[Plotting code records]
Begin

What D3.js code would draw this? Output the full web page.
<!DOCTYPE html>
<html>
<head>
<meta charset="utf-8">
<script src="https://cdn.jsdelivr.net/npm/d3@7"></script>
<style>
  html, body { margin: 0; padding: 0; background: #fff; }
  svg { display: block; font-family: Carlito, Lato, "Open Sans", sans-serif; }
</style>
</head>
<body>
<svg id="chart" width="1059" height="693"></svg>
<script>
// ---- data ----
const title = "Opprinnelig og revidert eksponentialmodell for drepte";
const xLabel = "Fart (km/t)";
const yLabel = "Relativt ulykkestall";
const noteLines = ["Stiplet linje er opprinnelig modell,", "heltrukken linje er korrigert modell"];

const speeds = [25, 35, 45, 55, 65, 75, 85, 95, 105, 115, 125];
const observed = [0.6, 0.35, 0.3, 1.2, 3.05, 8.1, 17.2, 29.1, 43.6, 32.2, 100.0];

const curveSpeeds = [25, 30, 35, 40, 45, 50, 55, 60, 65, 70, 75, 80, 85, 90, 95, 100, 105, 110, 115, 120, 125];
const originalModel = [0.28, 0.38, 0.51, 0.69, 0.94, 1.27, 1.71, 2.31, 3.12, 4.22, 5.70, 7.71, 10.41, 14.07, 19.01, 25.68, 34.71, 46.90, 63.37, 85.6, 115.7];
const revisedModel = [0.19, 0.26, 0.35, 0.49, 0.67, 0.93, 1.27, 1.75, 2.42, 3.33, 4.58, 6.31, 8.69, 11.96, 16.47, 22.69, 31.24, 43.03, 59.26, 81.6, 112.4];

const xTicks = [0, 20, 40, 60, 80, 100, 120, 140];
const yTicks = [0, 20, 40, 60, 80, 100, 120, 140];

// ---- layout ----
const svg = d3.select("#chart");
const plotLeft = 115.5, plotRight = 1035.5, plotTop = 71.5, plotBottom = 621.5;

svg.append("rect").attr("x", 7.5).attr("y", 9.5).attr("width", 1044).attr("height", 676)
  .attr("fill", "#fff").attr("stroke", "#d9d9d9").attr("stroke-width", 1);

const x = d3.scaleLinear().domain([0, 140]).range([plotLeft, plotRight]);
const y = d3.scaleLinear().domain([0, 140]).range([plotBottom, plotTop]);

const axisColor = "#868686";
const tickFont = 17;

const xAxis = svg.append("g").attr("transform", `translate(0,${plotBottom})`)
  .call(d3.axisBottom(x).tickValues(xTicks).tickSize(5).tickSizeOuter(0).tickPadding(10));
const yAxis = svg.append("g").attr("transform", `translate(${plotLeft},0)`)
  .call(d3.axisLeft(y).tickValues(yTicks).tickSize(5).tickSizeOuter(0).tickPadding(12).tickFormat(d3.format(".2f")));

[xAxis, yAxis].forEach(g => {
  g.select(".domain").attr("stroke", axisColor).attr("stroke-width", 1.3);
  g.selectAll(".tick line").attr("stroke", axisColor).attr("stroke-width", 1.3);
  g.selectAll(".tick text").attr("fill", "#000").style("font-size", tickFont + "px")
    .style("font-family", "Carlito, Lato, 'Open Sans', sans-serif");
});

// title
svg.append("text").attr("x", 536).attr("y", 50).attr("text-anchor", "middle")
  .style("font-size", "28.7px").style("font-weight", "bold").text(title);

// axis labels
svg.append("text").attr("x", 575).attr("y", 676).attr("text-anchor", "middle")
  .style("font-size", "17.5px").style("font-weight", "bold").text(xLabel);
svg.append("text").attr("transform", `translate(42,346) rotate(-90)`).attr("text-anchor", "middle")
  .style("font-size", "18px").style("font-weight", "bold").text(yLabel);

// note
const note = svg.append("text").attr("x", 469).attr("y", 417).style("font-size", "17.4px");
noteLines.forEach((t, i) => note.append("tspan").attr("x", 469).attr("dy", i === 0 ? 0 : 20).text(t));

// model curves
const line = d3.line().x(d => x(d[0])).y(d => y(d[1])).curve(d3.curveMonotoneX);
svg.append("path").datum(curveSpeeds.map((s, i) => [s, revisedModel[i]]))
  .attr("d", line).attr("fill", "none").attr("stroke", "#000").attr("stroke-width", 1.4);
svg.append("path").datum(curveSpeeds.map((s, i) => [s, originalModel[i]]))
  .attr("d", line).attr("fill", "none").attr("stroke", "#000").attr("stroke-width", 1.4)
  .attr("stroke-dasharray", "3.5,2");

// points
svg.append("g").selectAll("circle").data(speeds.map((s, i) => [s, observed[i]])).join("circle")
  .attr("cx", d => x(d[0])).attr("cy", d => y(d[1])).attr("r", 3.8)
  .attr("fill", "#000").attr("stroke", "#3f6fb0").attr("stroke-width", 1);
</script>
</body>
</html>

End
Begin

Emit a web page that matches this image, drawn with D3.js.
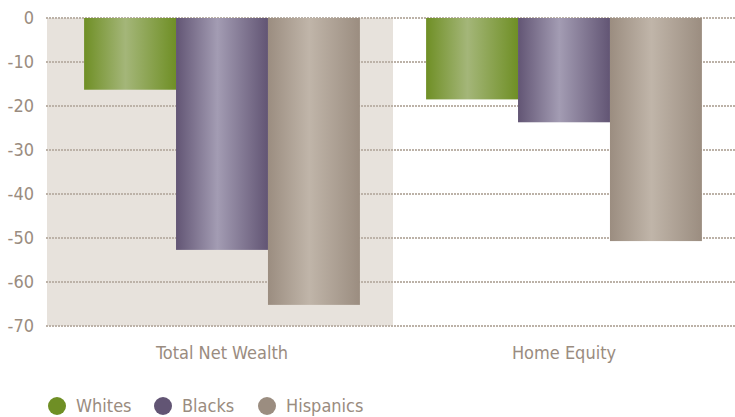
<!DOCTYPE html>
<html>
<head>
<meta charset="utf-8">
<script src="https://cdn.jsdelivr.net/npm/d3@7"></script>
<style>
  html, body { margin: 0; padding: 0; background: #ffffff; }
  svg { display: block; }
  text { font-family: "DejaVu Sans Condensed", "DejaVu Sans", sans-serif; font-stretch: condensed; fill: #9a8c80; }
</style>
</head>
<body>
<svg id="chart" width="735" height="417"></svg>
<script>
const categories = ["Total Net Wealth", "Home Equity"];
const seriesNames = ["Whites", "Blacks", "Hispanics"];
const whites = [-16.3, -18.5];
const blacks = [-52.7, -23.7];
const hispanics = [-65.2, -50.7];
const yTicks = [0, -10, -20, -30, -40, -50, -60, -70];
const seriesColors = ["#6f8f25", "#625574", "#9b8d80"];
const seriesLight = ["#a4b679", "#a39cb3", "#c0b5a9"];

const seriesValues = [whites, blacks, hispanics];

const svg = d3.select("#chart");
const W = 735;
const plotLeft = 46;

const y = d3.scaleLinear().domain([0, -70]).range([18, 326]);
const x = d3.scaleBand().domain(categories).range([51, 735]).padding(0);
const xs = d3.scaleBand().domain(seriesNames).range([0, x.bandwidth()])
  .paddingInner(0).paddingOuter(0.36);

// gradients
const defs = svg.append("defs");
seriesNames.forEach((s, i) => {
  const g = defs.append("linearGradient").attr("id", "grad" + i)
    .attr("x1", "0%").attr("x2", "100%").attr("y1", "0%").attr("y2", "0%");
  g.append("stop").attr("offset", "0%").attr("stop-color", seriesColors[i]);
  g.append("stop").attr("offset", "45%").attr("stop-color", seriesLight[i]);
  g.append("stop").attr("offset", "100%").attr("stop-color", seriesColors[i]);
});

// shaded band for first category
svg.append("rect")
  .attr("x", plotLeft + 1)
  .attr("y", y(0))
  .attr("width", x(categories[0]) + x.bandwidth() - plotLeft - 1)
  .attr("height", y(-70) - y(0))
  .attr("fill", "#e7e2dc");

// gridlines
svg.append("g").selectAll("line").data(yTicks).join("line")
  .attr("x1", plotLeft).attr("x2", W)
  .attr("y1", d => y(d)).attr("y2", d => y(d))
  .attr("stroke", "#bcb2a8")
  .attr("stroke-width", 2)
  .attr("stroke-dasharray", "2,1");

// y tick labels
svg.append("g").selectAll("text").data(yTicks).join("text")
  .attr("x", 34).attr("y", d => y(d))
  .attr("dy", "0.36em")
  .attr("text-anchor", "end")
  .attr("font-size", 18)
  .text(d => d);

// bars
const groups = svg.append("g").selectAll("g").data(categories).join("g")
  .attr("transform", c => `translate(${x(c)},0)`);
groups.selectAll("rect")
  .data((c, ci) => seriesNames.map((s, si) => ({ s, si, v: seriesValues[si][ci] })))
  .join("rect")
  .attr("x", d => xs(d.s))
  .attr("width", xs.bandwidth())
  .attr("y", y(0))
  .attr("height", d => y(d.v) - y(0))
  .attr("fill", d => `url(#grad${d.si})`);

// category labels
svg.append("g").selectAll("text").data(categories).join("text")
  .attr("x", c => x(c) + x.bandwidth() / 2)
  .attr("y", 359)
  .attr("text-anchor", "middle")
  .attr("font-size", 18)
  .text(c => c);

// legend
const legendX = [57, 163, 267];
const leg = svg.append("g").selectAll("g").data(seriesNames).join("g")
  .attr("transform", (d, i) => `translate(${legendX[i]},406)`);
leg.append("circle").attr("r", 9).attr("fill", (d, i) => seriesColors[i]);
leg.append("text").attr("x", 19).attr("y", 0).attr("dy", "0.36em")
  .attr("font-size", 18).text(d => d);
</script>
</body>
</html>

End

> **GIVEN TASK**: Using the listing above, show each line holding the string "this".

> **EXPECTED OUTPUT**:
What D3.js code would draw this? Output the full web page.
Emit a web page that matches this image, drawn with D3.js.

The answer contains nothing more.